- Apartment 3, Apartment 3
(Section Sign Records, digital download, vinyl)
There is a great word I learned from reading a friend's toilet paper once. He was an oddball living in the woods of North Carolina, and, God bless him, he had word-of-the-day toilet paper in his bathroom. As I walked into the commode, I saw the word "insouciance" printed on the roll. "A lighthearted unconcern," it read, and I tossed the word into the brain bin.
Why reminisce about a trip to the bathroom I took years ago? Because, as I was listening to Apartment 3's new self-titled record, I kept going back to what I'd heard about the band. Friends brought up Pavement and Hüsker Dü and threw around tags like "slacker indie rock" and "'90s revivalists" — all of which could be considered accurate.

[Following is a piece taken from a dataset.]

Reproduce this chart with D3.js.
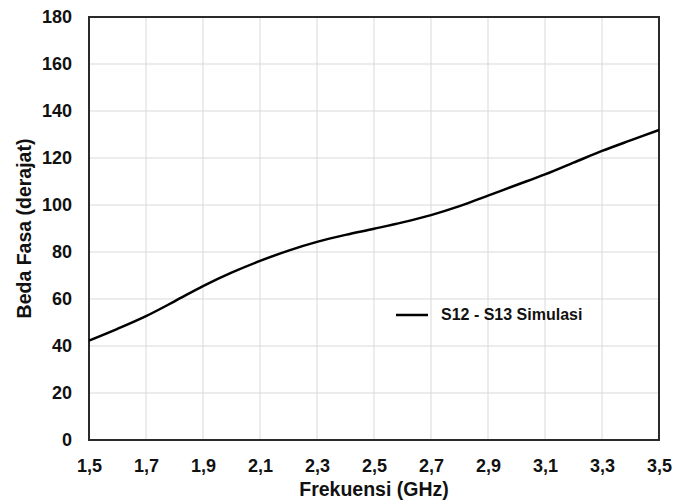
<!DOCTYPE html>
<html><head><meta charset="utf-8">
<script src="https://cdn.jsdelivr.net/npm/d3@7"></script>
<style>body{margin:0;background:#fff}svg{display:block}text{font-family:"Liberation Sans",Arial,sans-serif;font-weight:bold;fill:#111}</style>
</head><body>
<script>
const freqs = [1.5,1.6,1.7,1.8,1.9,2.0,2.1,2.2,2.3,2.4,2.5,2.6,2.7,2.8,2.9,3.0,3.1,3.2,3.3,3.4,3.5];
const phaseDiff = [42.3,47.3,52.7,59.0,65.5,71.2,76.2,80.6,84.3,87.3,89.9,92.6,95.7,99.5,104.0,108.5,113.0,118.0,123.0,127.5,131.9];
const xTicks = [1.5,1.7,1.9,2.1,2.3,2.5,2.7,2.9,3.1,3.3,3.5];
const yTicks = [0,20,40,60,80,100,120,140,160,180];
const seriesName = "S12 - S13 Simulasi";
const xTitle = "Frekuensi (GHz)";
const yTitle = "Beda Fasa (derajat)";

const W=690,H=501, L=89,R=659,T=17,B=440;
const svg=d3.select("body").append("svg").attr("width",W).attr("height",H);
const x=d3.scaleLinear().domain([1.5,3.5]).range([L,R]);
const y=d3.scaleLinear().domain([0,180]).range([B,T]);
const fmt=d=>d3.format(".1f")(d).replace(".",",");

// grid
svg.append("g").selectAll("line").data(xTicks).join("line")
  .attr("x1",d=>x(d)).attr("x2",d=>x(d)).attr("y1",T).attr("y2",B)
  .attr("stroke","#d9d9d9").attr("stroke-width",1);
svg.append("g").selectAll("line").data(yTicks).join("line")
  .attr("y1",d=>y(d)).attr("y2",d=>y(d)).attr("x1",L).attr("x2",R)
  .attr("stroke","#d9d9d9").attr("stroke-width",1);

// axes labels via d3 axes
const gx=svg.append("g").attr("transform",`translate(0,${B})`)
  .call(d3.axisBottom(x).tickValues(xTicks).tickFormat(fmt).tickSize(0).tickPadding(19));
gx.select(".domain").remove();
gx.selectAll("text").attr("font-size",18).attr("fill","#111").style("font-family",'"Liberation Sans",Arial,sans-serif');
const gy=svg.append("g").attr("transform",`translate(${L},0)`)
  .call(d3.axisLeft(y).tickValues(yTicks).tickSize(0).tickPadding(17));
gy.select(".domain").remove();
gy.selectAll("text").attr("font-size",18).attr("fill","#111").style("font-family",'"Liberation Sans",Arial,sans-serif');

// frame
svg.append("rect").attr("x",L).attr("y",T).attr("width",R-L).attr("height",B-T)
  .attr("fill","none").attr("stroke","#2a2a2a").attr("stroke-width",2);

// line
const line=d3.line().x((d,i)=>x(freqs[i])).y(d=>y(d)).curve(d3.curveCatmullRom.alpha(0.5));
svg.append("path").datum(phaseDiff).attr("d",line).attr("fill","none")
  .attr("stroke","#000").attr("stroke-width",2.5);

// legend
svg.append("line").attr("x1",396).attr("x2",428).attr("y1",315).attr("y2",315)
  .attr("stroke","#000").attr("stroke-width",2.5);
svg.append("text").attr("x",441).attr("y",320).attr("font-size",16).text(seriesName);

// titles
svg.append("text").attr("x",(L+R)/2).attr("y",496).attr("text-anchor","middle")
  .attr("font-size",19.5).text(xTitle);
svg.append("text").attr("transform",`translate(31,${(T+B)/2}) rotate(-90)`)
  .attr("text-anchor","middle").attr("font-size",19.5).text(yTitle);
</script>
</body></html>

That word, though: insouciance. It returned to me as Apartment 3 fuzzed out of my speakers. Perhaps it wasn't coincidence — the opening song is appropriately titled "Trying Sux." Apartment 3 all but start the album with a shrug, their voices joining together to wonder, "Why should I give a fuck at all?" before lead guitarist Dylan Adair starts tearing into notes like a man possessed.
The juxtaposition of the vocalists' ghostlike melodies — guitarist Ivan Marrinson, bassist James Tierney and Adair all sing — and the band's ability to go full-on raucous creates a sort of thematic tension throughout. Through the album, vocals float atop the songs, either just keeping above the stomp or turning into part melody, part mantra when they go for a Pixies-esque drive — as on "What U Want." The production is pure college radio lo-fi, but it fits Apartment 3's sound well — and the band is dialed in behind drummer Jon Kraus.
Apartment 3 nail that shadowy zone between extremes of rock music. They achieve a detached sort of bombast while being equally adept at finding melody. For the most part, they know better than to dwell overlong in either domain, though momentum slips a bit as the record goes on. And some of the tracks in the middle bleed together tonally.
Each time the album starts to lag, however, the band responds. "I Wanna Know U" jumps out with a thick, primordial guitar lick and features a truly '90s-style verse, complete with the lyric, "Do you wanna know me? You're always at my shows." And the herculean "Paying It Forward" might be an early contender for best local track of 2017.
It's a hell of a statement for a debut LP. The band celebrates its release this Saturday, February 4, at ArtsRiot in Burlington, along with locals Bison and Sleeping In. Apartment 3 is available for download and on vinyl at sectionsignrecords.com.